:: Provided data ::

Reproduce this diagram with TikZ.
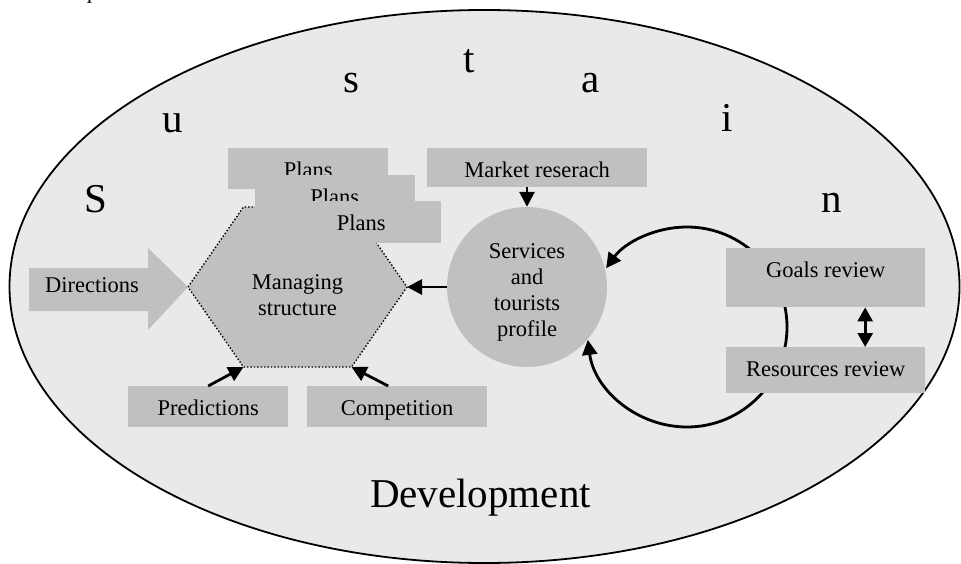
\documentclass[tikz,border=0pt]{standalone}
\usepackage{fontspec}
\setmainfont{Liberation Serif}
\usepackage{tikz}
\usetikzlibrary{arrows.meta}
\usetikzlibrary{positioning,calc}
\definecolor{ovalgray}{RGB}{233,233,233}
\definecolor{boxgray}{RGB}{192,192,192}
\newcommand{\lblfont}{\fontsize{22.5}{26}\selectfont}
\newcommand{\bigfont}{\fontsize{41}{41}\selectfont}
\tikzset{
    gbox/.style={
        fill=boxgray,
        anchor=north west,
        inner xsep=0pt,
        inner ysep=0pt,
        text height=29.5pt,
        text depth=11pt,
        font=\lblfont
    },
    letter/.style={
        anchor=base,
        inner sep=0pt,
        font=\bigfont
    },
    flow/.style={
        -{Triangle[length=15pt, width=15pt]},
        line width=2.8pt
    },
    dflow/.style={
        {Triangle[length=14pt, width=15pt]}-{Triangle[length=14pt, width=15pt]},
        line width=2.8pt
    }
}

\begin{document}
\begin{tikzpicture}[x=1pt, y=-1pt]
  \useasboundingbox (0,0) rectangle (961,564);

  % caption fragment above the picture
  \node[anchor=base, inner sep=0pt, font=\lblfont\itshape] (capp) at (94,-1) {p};

  % Development oval
  \draw[fill=ovalgray, line width=1.8pt] (484.5,286.5) ellipse [x radius=475, y radius=276.5];
  \node[letter] (dev) at (480.5,507) {Development};

  % S u s t a i n
  \node[letter] (l1) at (96,213) {S};
  \node[letter] (l2) at (173,133) {u};
  \node[letter] (l3) at (351,93) {s};
  \node[letter] (l4) at (469,73) {t};
  \node[letter] (l5) at (591,93) {a};
  \node[letter] (l6) at (727,132) {i};
  \node[letter] (l7) at (832,213) {n};

  % Services and tourists profile
  \node[circle, fill=boxgray, minimum size=160pt, inner sep=0pt] (svc) at (527,287) {};
  \node[align=center, inner sep=0pt, font=\lblfont] (svctxt) at (527,292)
        {Services\\and\\tourists\\profile};

  % Review loop
  \coordinate (loop) at (687,327);
  \draw[flow] ([shift={(0:100)}]loop) arc[start angle=0, end angle=-144, radius=100];
  \draw[flow] ([shift={(0:100)}]loop) arc[start angle=0, end angle=172.6, radius=100];
  \node[gbox, minimum width=199pt, text depth=29.5pt] (goals) at (726,248) {Goals review};
  \node[gbox, minimum width=199pt, text depth=16.5pt] (res) at (726,347) {Resources review};
  \draw[dflow] ([xshift=39.5pt]goals.south) -- ([xshift=39.5pt]res.north);

  % Managing structure hexagon
  \coordinate (hl) at (188,287);
  \coordinate (htl) at (243.5,207);
  \coordinate (htr) at (351.5,207);
  \coordinate (hr) at (407,287);
  \coordinate (hbr) at (351.5,367);
  \coordinate (hbl) at (243.5,367);
  \draw[fill=boxgray, dotted, line width=1.4pt] (hl) -- (htl) -- (htr) -- (hr) -- (hbr) -- (hbl) -- cycle;
  \node[align=center, inner sep=0pt, font=\lblfont] (ms) at (297.5,295) {Managing\\structure};

  % Plans
  \node[gbox, minimum width=160pt] (plans1) at (228,148) {Plans};
  \node[gbox, minimum width=160pt] (plans2) at (254.5,174.5) {Plans};
  \node[gbox, minimum width=160pt, text depth=12pt] (plans3) at (281,201) {Plans};

  % Market reserach
  \node[gbox, minimum width=220pt, text depth=9.5pt] (market) at (427,148) {Market reserach};

  % Directions
  \fill[boxgray] (29,268) -- (148,268) -- (148,248) -- (hl) -- (148,330) -- (148,311) -- (29,311) -- cycle;
  \node[anchor=base, inner sep=0pt, font=\lblfont] (dir) at (92,292) {Directions};

  % Predictions and Competition
  \node[gbox, minimum width=160pt, text depth=11.5pt] (pred) at (128,386) {Predictions};
  \node[gbox, minimum width=180pt, text depth=11.5pt] (comp) at (307,386) {Competition};

  % Arrows
  \draw[flow] (market.south -| svc) -- (svc);
  \draw[flow] (svc) -- (hr);
  \draw[flow] (pred.north) -- (hbl);
  \draw[flow] ([xshift=-9pt]comp.north) -- (hbr);
\end{tikzpicture}
\end{document}
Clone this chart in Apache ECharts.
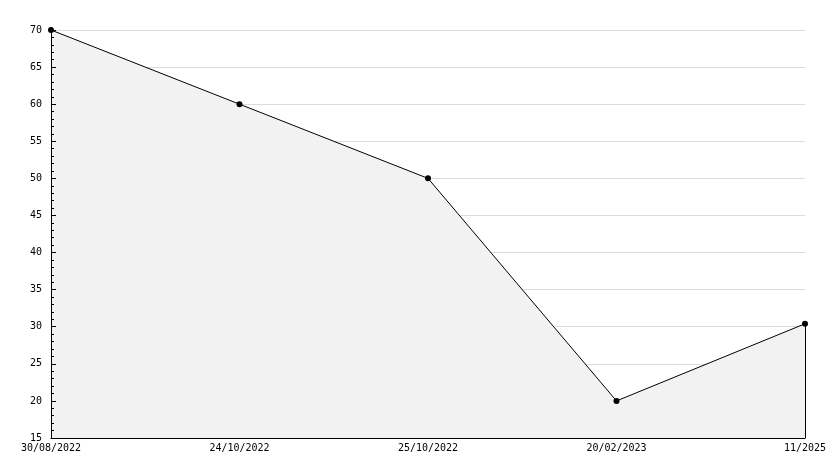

:::

= What to do =
Drop the images and quote the entries word for word.

= Response for this exercise =
Reproduce this diagram with TikZ.
\documentclass[tikz,border=0pt]{standalone}
\usepackage{fontspec}
\setmainfont{Liberation Serif}
\usepackage{tikz}
\usetikzlibrary{arrows.meta}
\usetikzlibrary{positioning,calc}
\definecolor{ovalgray}{RGB}{233,233,233}
\definecolor{boxgray}{RGB}{192,192,192}
\newcommand{\lblfont}{\fontsize{22.5}{26}\selectfont}
\newcommand{\bigfont}{\fontsize{41}{41}\selectfont}
\tikzset{
    gbox/.style={
        fill=boxgray,
        anchor=north west,
        inner xsep=0pt,
        inner ysep=0pt,
        text height=29.5pt,
        text depth=11pt,
        font=\lblfont
    },
    letter/.style={
        anchor=base,
        inner sep=0pt,
        font=\bigfont
    },
    flow/.style={
        -{Triangle[length=15pt, width=15pt]},
        line width=2.8pt
    },
    dflow/.style={
        {Triangle[length=14pt, width=15pt]}-{Triangle[length=14pt, width=15pt]},
        line width=2.8pt
    }
}

\begin{document}
\begin{tikzpicture}[x=1pt, y=-1pt]
  \useasboundingbox (0,0) rectangle (961,564);

  % caption fragment above the picture
  \node[anchor=base, inner sep=0pt, font=\lblfont\itshape] (capp) at (94,-1) {p};

  % Development oval
  \draw[fill=ovalgray, line width=1.8pt] (484.5,286.5) ellipse [x radius=475, y radius=276.5];
  \node[letter] (dev) at (480.5,507) {Development};

  % S u s t a i n
  \node[letter] (l1) at (96,213) {S};
  \node[letter] (l2) at (173,133) {u};
  \node[letter] (l3) at (351,93) {s};
  \node[letter] (l4) at (469,73) {t};
  \node[letter] (l5) at (591,93) {a};
  \node[letter] (l6) at (727,132) {i};
  \node[letter] (l7) at (832,213) {n};

  % Services and tourists profile
  \node[circle, fill=boxgray, minimum size=160pt, inner sep=0pt] (svc) at (527,287) {};
  \node[align=center, inner sep=0pt, font=\lblfont] (svctxt) at (527,292)
        {Services\\and\\tourists\\profile};

  % Review loop
  \coordinate (loop) at (687,327);
  \draw[flow] ([shift={(0:100)}]loop) arc[start angle=0, end angle=-144, radius=100];
  \draw[flow] ([shift={(0:100)}]loop) arc[start angle=0, end angle=172.6, radius=100];
  \node[gbox, minimum width=199pt, text depth=29.5pt] (goals) at (726,248) {Goals review};
  \node[gbox, minimum width=199pt, text depth=16.5pt] (res) at (726,347) {Resources review};
  \draw[dflow] ([xshift=39.5pt]goals.south) -- ([xshift=39.5pt]res.north);

  % Managing structure hexagon
  \coordinate (hl) at (188,287);
  \coordinate (htl) at (243.5,207);
  \coordinate (htr) at (351.5,207);
  \coordinate (hr) at (407,287);
  \coordinate (hbr) at (351.5,367);
  \coordinate (hbl) at (243.5,367);
  \draw[fill=boxgray, dotted, line width=1.4pt] (hl) -- (htl) -- (htr) -- (hr) -- (hbr) -- (hbl) -- cycle;
  \node[align=center, inner sep=0pt, font=\lblfont] (ms) at (297.5,295) {Managing\\structure};

  % Plans
  \node[gbox, minimum width=160pt] (plans1) at (228,148) {Plans};
  \node[gbox, minimum width=160pt] (plans2) at (254.5,174.5) {Plans};
  \node[gbox, minimum width=160pt, text depth=12pt] (plans3) at (281,201) {Plans};

  % Market reserach
  \node[gbox, minimum width=220pt, text depth=9.5pt] (market) at (427,148) {Market reserach};

  % Directions
  \fill[boxgray] (29,268) -- (148,268) -- (148,248) -- (hl) -- (148,330) -- (148,311) -- (29,311) -- cycle;
  \node[anchor=base, inner sep=0pt, font=\lblfont] (dir) at (92,292) {Directions};

  % Predictions and Competition
  \node[gbox, minimum width=160pt, text depth=11.5pt] (pred) at (128,386) {Predictions};
  \node[gbox, minimum width=180pt, text depth=11.5pt] (comp) at (307,386) {Competition};

  % Arrows
  \draw[flow] (market.south -| svc) -- (svc);
  \draw[flow] (svc) -- (hr);
  \draw[flow] (pred.north) -- (hbl);
  \draw[flow] ([xshift=-9pt]comp.north) -- (hbr);
\end{tikzpicture}
\end{document}
Clone this chart in Apache ECharts.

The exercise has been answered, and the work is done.